The previous generation Picanto scored the maximum 5-stars from ANCAP when it was assessed under 2013 guidelines, but an audit last year from a separate test in Indonesia showed the result wasn’t as strong as first believed.
Nevertheless, the Picanto retained its 5-star rating, but tougher 2017 testing rules has seen the all-new model step down to 4-stars.
“It is very encouraging to see an affordable, small car offering AEB (Autonomous Emergency Braking) City and AEB Interurban as standard, and Kia should be congratulated for taking this initiative,” ANCAP CEO, James Goodwin, said.

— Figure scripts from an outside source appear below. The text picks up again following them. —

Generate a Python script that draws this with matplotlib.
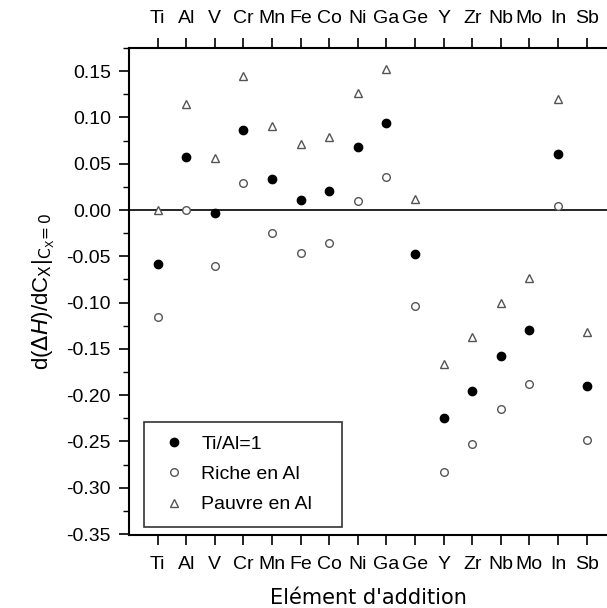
import numpy as np
import matplotlib.pyplot as plt
from matplotlib.ticker import MultipleLocator

# elements d'addition
elements = ["Ti", "Al", "V", "Cr", "Mn", "Fe", "Co", "Ni", "Ga", "Ge",
            "Y", "Zr", "Nb", "Mo", "In", "Sb"]

# Ti/Al=1
stoech = [-0.058, 0.057, -0.003, 0.086, 0.033, 0.011, 0.021, 0.068, 0.094, -0.047,
          -0.225, -0.195, -0.158, -0.130, 0.061, -0.190]
# riche en Al
riche = [-0.116, 0.000, -0.060, 0.029, -0.025, -0.046, -0.036, 0.010, 0.036, -0.104,
         -0.283, -0.253, -0.215, -0.188, 0.004, -0.248]
# pauvre en Al
pauvre = [0.000, 0.115, 0.056, 0.145, 0.091, 0.071, 0.079, 0.126, 0.152, 0.012,
          -0.166, -0.137, -0.100, -0.073, 0.120, -0.132]

plt.rcParams['font.family'] = ['Liberation Sans', 'DejaVu Sans']

fig = plt.figure(figsize=(6.07, 6.08), dpi=100)
ax = fig.add_axes([129/607, 1-535/608, 1-129/607, (535-48)/608])

x = np.arange(1, len(elements)+1)
ax.axhline(0, color='k', lw=1.2, zorder=1)
ax.plot(x, stoech, 'o', ms=6, mfc='k', mec='k', ls='none', label='Ti/Al=1')
ax.plot(x, riche, 'o', ms=5.5, mfc='white', mec='#555555', mew=1.0, ls='none', label='Riche en Al')
ax.plot(x, pauvre, '^', ms=5.5, mfc='white', mec='#555555', mew=1.0, ls='none', label='Pauvre en Al')

ax.set_xlim(0, (607-129)/28.6)
ax.set_ylim(-0.351, 0.175)
ax.set_xticks(x)
ax.set_xticklabels(elements)
ax.yaxis.set_major_locator(MultipleLocator(0.05))
ax.yaxis.set_minor_locator(MultipleLocator(0.025))
ax.yaxis.set_major_formatter(plt.FuncFormatter(lambda v, p: "%.2f" % v))
ax.tick_params(axis='x', which='both', top=True, labeltop=True, direction='out',
               length=7, width=1.2, labelsize=14, pad=8)
ax.tick_params(axis='y', which='major', direction='out', length=7, width=1.2,
               labelsize=14, pad=6)
ax.tick_params(axis='y', which='minor', direction='out', length=4, width=1.0)
ax.spines['right'].set_visible(False)
for s in ['left', 'top', 'bottom']:
    ax.spines[s].set_linewidth(1.5)

ax.set_xlabel("Elément d'addition", family='DejaVu Sans', fontsize=15, labelpad=11)
ax.set_ylabel(r"d($\Delta$$\it{H}$)/dC$_{\rm X}$|$_{\rm C_X\!=0}$", fontsize=16, labelpad=7)

leg = ax.legend(loc='lower left', bbox_to_anchor=(15/478, 8/487, 198/478, 0.2), mode='expand',
                frameon=True, fancybox=False, edgecolor='k', fontsize=14,
                borderpad=0.7, labelspacing=0.65, handletextpad=0.55, handlelength=1.7,
                borderaxespad=0)
leg.get_frame().set_linewidth(1.2)

fig.savefig("out.png", dpi=100)
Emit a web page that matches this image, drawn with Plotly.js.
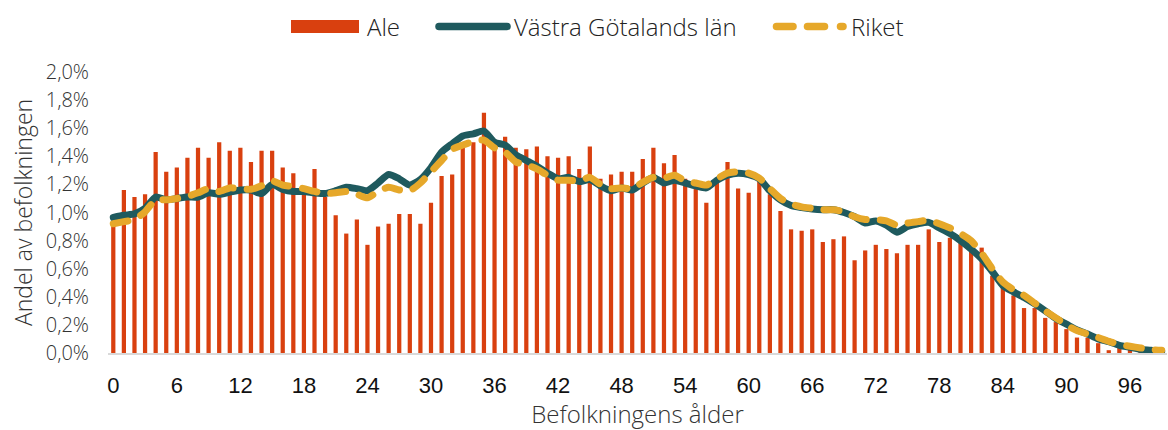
<!DOCTYPE html>
<html>
<head>
<meta charset="utf-8">
<script src="https://cdn.plot.ly/plotly-3.0.1.min.js"></script>
<style>
html,body{margin:0;padding:0;background:#fff;}
#chart{width:1168px;height:430px;}
.scatterlayer path.js-line{stroke-linecap:round;stroke-linejoin:round;}
.layer-above .shapelayer path{stroke-linecap:round;}
</style>
</head>
<body>
<div id="chart"></div>
<script>
// Ages 0..99
const ages = Array.from({length: 100}, (_, i) => i);
const tickAges = [0, 6, 12, 18, 24, 30, 36, 42, 48, 54, 60, 66, 72, 78, 84, 90, 96];
const seriesNames = ['Ale', 'Västra Götalands län', 'Riket'];

// Share of population (%) — Ale
const ale = [
  0.93, 1.16, 1.11, 1.13, 1.43, 1.29, 1.32, 1.39, 1.46, 1.39,
  1.50, 1.44, 1.46, 1.36, 1.44, 1.44, 1.32, 1.28, 1.15, 1.31,
  1.11, 0.98, 0.85, 0.95, 0.77, 0.90, 0.92, 0.99, 0.99, 0.92,
  1.07, 1.26, 1.27, 1.46, 1.50, 1.71, 1.52, 1.54, 1.46, 1.45,
  1.47, 1.40, 1.39, 1.40, 1.31, 1.47, 1.24, 1.27, 1.29, 1.29,
  1.38, 1.46, 1.35, 1.41, 1.24, 1.17, 1.07, 1.22, 1.36, 1.17,
  1.14, 1.22, 1.13, 1.01, 0.88, 0.87, 0.88, 0.79, 0.81, 0.83,
  0.66, 0.73, 0.77, 0.74, 0.71, 0.77, 0.77, 0.88, 0.79, 0.82,
  0.80, 0.72, 0.75, 0.55, 0.47, 0.41, 0.32, 0.32, 0.25, 0.22,
  0.17, 0.11, 0.11, 0.07, 0.02, 0.05, 0.025, 0.01, 0.0, 0.0
];

// Västra Götalands län
const vgl = [
  0.965, 0.98, 0.99, 1.03, 1.11, 1.09, 1.10, 1.11, 1.11, 1.14,
  1.13, 1.145, 1.16, 1.16, 1.135, 1.20, 1.165, 1.15, 1.15, 1.14,
  1.135, 1.155, 1.18, 1.17, 1.155, 1.21, 1.27, 1.24, 1.195, 1.235,
  1.32, 1.43, 1.49, 1.545, 1.56, 1.58, 1.50, 1.48, 1.41, 1.37,
  1.33, 1.28, 1.24, 1.25, 1.22, 1.235, 1.19, 1.155, 1.175, 1.16,
  1.21, 1.25, 1.21, 1.23, 1.21, 1.19, 1.175, 1.23, 1.265, 1.28,
  1.27, 1.24, 1.155, 1.09, 1.05, 1.035, 1.025, 1.02, 1.02, 1.00,
  0.97, 0.925, 0.94, 0.91, 0.86, 0.90, 0.92, 0.93, 0.89, 0.85,
  0.80, 0.74, 0.67, 0.58, 0.48, 0.435, 0.395, 0.35, 0.30, 0.245,
  0.205, 0.165, 0.135, 0.10, 0.08, 0.055, 0.04, 0.025, 0.02, 0.012
];

// Riket
const riket = [
  0.92, 0.935, 0.95, 1.005, 1.09, 1.09, 1.10, 1.115, 1.14, 1.17,
  1.15, 1.175, 1.17, 1.165, 1.19, 1.225, 1.195, 1.185, 1.17, 1.15,
  1.135, 1.14, 1.15, 1.13, 1.105, 1.15, 1.18, 1.16, 1.155, 1.21,
  1.29, 1.37, 1.45, 1.48, 1.505, 1.515, 1.46, 1.43, 1.36, 1.34,
  1.31, 1.265, 1.23, 1.23, 1.225, 1.25, 1.20, 1.17, 1.175, 1.17,
  1.215, 1.25, 1.245, 1.265, 1.225, 1.21, 1.195, 1.24, 1.28, 1.29,
  1.28, 1.245, 1.17, 1.10, 1.06, 1.04, 1.03, 1.02, 1.02, 1.005,
  0.97, 0.95, 0.95, 0.94, 0.91, 0.925, 0.935, 0.945, 0.92, 0.89,
  0.85, 0.80, 0.71, 0.60, 0.505, 0.45, 0.41, 0.355, 0.30, 0.25,
  0.20, 0.16, 0.135, 0.11, 0.083, 0.062, 0.048, 0.036, 0.024, 0.02
];

const colors = {ale: '#d9400f', vgl: '#1f5a5e', riket: '#e6a82a'};
const lightFont = "'Open Sans', 'Noto Sans', sans-serif";

const W = 1168, H = 430;
const M = {l: 108, r: 1, t: 72, b: 77};
const pw = W - M.l - M.r, ph = H - M.t - M.b;
// pixel -> paper helpers for the hand-drawn legend
const px = v => (v - M.l) / pw;
const py = v => (H - M.b - v) / ph;

const traces = [
  {type: 'bar', name: seriesNames[0], x: ages, y: ale,
   marker: {color: colors.ale, line: {width: 0}}, hoverinfo: 'skip', showlegend: false},
  {type: 'scatter', mode: 'lines', name: seriesNames[1], x: ages, y: vgl,
   line: {color: colors.vgl, width: 7, shape: 'spline', smoothing: 0.6}, hoverinfo: 'skip', showlegend: false},
  {type: 'scatter', mode: 'lines', name: seriesNames[2], x: ages, y: riket,
   line: {color: colors.riket, width: 7, shape: 'spline', smoothing: 0.6, dash: '15px,14px'}, hoverinfo: 'skip', showlegend: false}
];

const legY = 26.5;
const shapes = [
  {type: 'rect', xref: 'paper', yref: 'paper', x0: px(291), x1: px(359), y0: py(33), y1: py(20),
   fillcolor: colors.ale, line: {width: 0}},
  {type: 'line', xref: 'paper', yref: 'paper', x0: px(439), x1: px(507), y0: py(legY), y1: py(legY),
   line: {color: colors.vgl, width: 7.5}},
  {type: 'line', xref: 'paper', yref: 'paper', x0: px(776.5), x1: px(793), y0: py(legY), y1: py(legY),
   line: {color: colors.riket, width: 7.5}},
  {type: 'line', xref: 'paper', yref: 'paper', x0: px(807.5), x1: px(824.5), y0: py(legY), y1: py(legY),
   line: {color: colors.riket, width: 7.5}},
  {type: 'line', xref: 'paper', yref: 'paper', x0: px(840.5), x1: px(843), y0: py(legY), y1: py(legY),
   line: {color: colors.riket, width: 7.5}}
];

const legFont = {family: lightFont, size: 24, color: '#222', weight: 300};
const annotations = [
  {text: seriesNames[0], xref: 'paper', yref: 'paper', x: px(365), y: py(legY), xanchor: 'left', yanchor: 'middle', showarrow: false, font: legFont},
  {text: seriesNames[1], xref: 'paper', yref: 'paper', x: px(512), y: py(legY), xanchor: 'left', yanchor: 'middle', showarrow: false, font: legFont},
  {text: seriesNames[2], xref: 'paper', yref: 'paper', x: px(849), y: py(legY), xanchor: 'left', yanchor: 'middle', showarrow: false, font: legFont}
];

const layout = {
  width: W, height: H,
  margin: M,
  paper_bgcolor: '#ffffff', plot_bgcolor: '#ffffff',
  separators: ', ',
  bargap: 0.6,
  showlegend: false,
  shapes: shapes,
  annotations: annotations,
  xaxis: {
    range: [-0.5, 99.5],
    tickmode: 'array', tickvals: tickAges, ticktext: tickAges.map(String),
    tickfont: {family: "'Liberation Sans', Arial, sans-serif", size: 22, color: '#111'},
    ticklabelstandoff: 12,
    ticks: '', showgrid: false, zeroline: false,
    showline: true, linecolor: '#d9d9d9', linewidth: 2,
    title: {text: 'Befolkningens ålder', font: {family: lightFont, size: 24, color: '#333', weight: 300}, standoff: 10}
  },
  yaxis: {
    range: [0, 2.0], dtick: 0.2, tick0: 0,
    tickformat: '.1f', ticksuffix: '%',
    tickfont: {family: lightFont, size: 20, color: '#333', weight: 300},
    ticklabelstandoff: 18,
    ticks: '', showgrid: false, zeroline: false, showline: false,
    title: {text: 'Andel av befolkningen', font: {family: lightFont, size: 23, color: '#333', weight: 300}, standoff: 6}
  }
};

Plotly.newPlot('chart', traces, layout, {staticPlot: true, displayModeBar: false});
</script>
</body>
</html>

“The Picanto is however limited to 4-stars due to lower scores in the Pedestrian Protection and Child Occupant Protection areas of assessment.”
ANCAP’s sister program, Euro NCAP, scored the Picanto 87 percent on adult occupant protection, but child occupant protection was rated at a lesser 64 percent.
The Picanto also lost points for safety-assist devices at 47 percent, while pedestrian safety was scored at 54 percent.
The 4-star rating applies to Picanto models sold in Australia from June of this year, and to models sold in New Zealand from May.
“The CX-5 performed well in physical tests and is fitted with a good list of safety features including all three levels of autonomous emergency braking – City, Interurban and Pedestrian,” Mr Goodwin said.
“The C-Class convertible is a well-equipped model and offers AEB City and AEB Interurban as standard, however in the side impact test, the head of the 10 year-old child dummy contacted the metal frame of the roof and points were deducted from its Child Occupant Protection score.”
For Australia and New Zealand, the 5-star rating applies to C 200 and C 300 variants of the C-Class with two-wheel-drive, sold since October last year. Other variants are considered ‘unrated’.